The goal of every good operator should be to make themselves unnecessary.

This sounds counterintuitive — especially if you’re a fractional COO billing for your time. But the best work I’ve done is work that kept running long after I stopped touching it.

The Test

Here’s how I evaluate every system I build: what happens when I leave? Not “leave” as in vacation — leave as in gone. New role. New company. Not coming back.

If the system falls apart, I built a dependency, not a system. If it keeps running, I built infrastructure.

How to Build Infrastructure

Three principles:

1. Document the why, not just the what. Every system should carry its own reasoning. Not just “we do X on Mondays” but “we do X on Mondays because it gives the team time to process weekend data before Tuesday’s planning meeting.” When context changes, people can adapt the system instead of abandoning it.

2. Build for the next person, not for yourself. The system shouldn’t require your specific knowledge, relationships, or habits.
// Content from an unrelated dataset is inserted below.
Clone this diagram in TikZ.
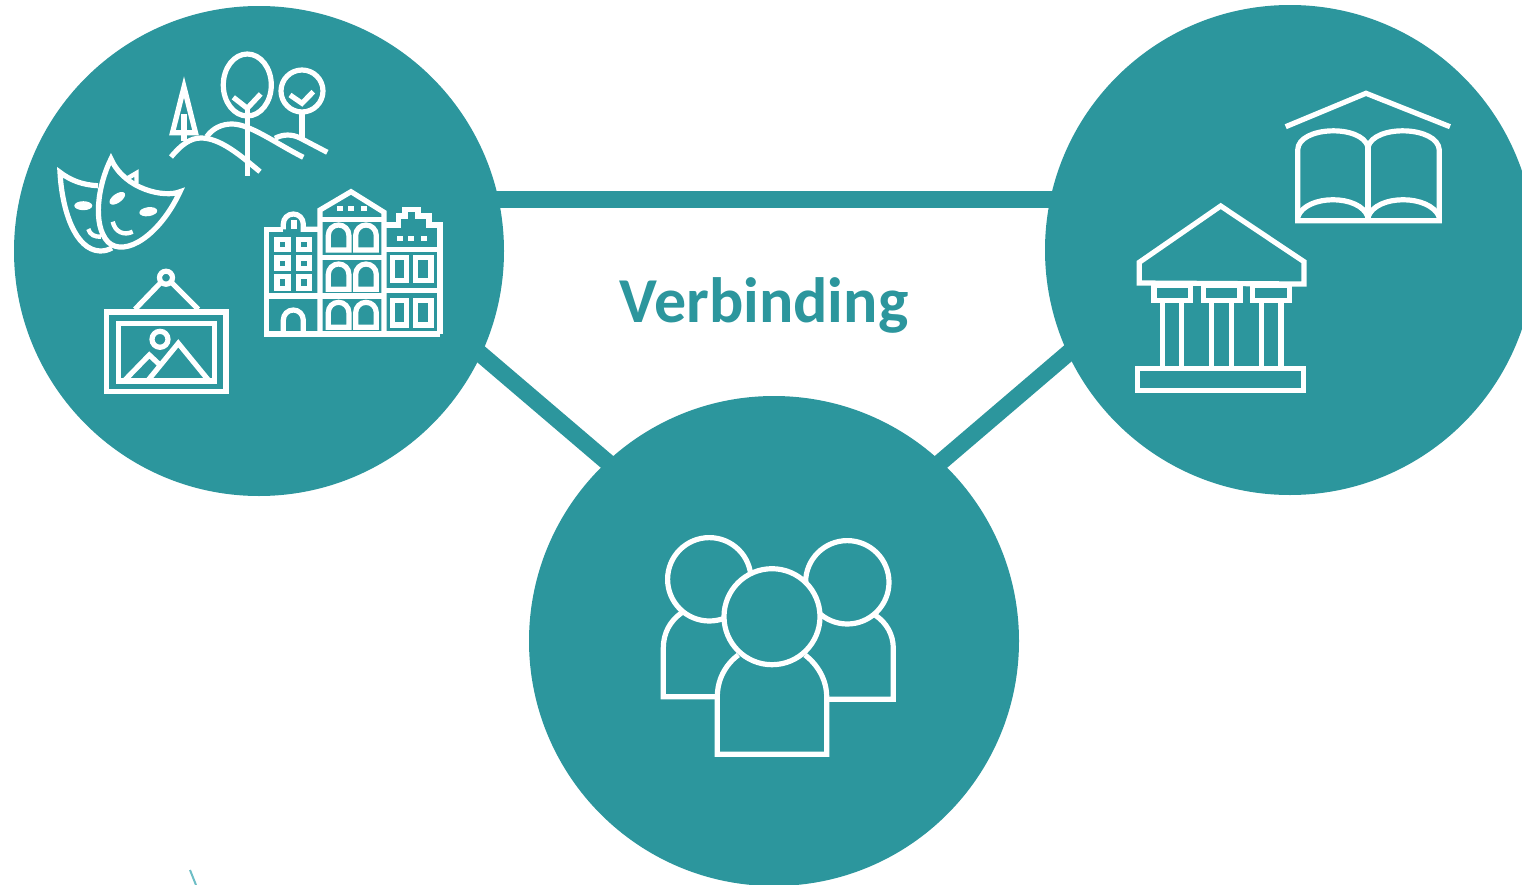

If it only works because you know that Sarah prefers Slack and Marcus prefers email, it’s not a system — it’s tribal knowledge.

3. Make the edges visible. Every system has boundaries — things it handles and things it doesn’t. Make those explicit. The fastest way to kill a system is to let people assume it covers something it doesn’t.

Infrastructure is the work that doesn’t need you anymore.

That’s what I’m building toward. Every engagement, every system, every operating rhythm — designed to survive its builder.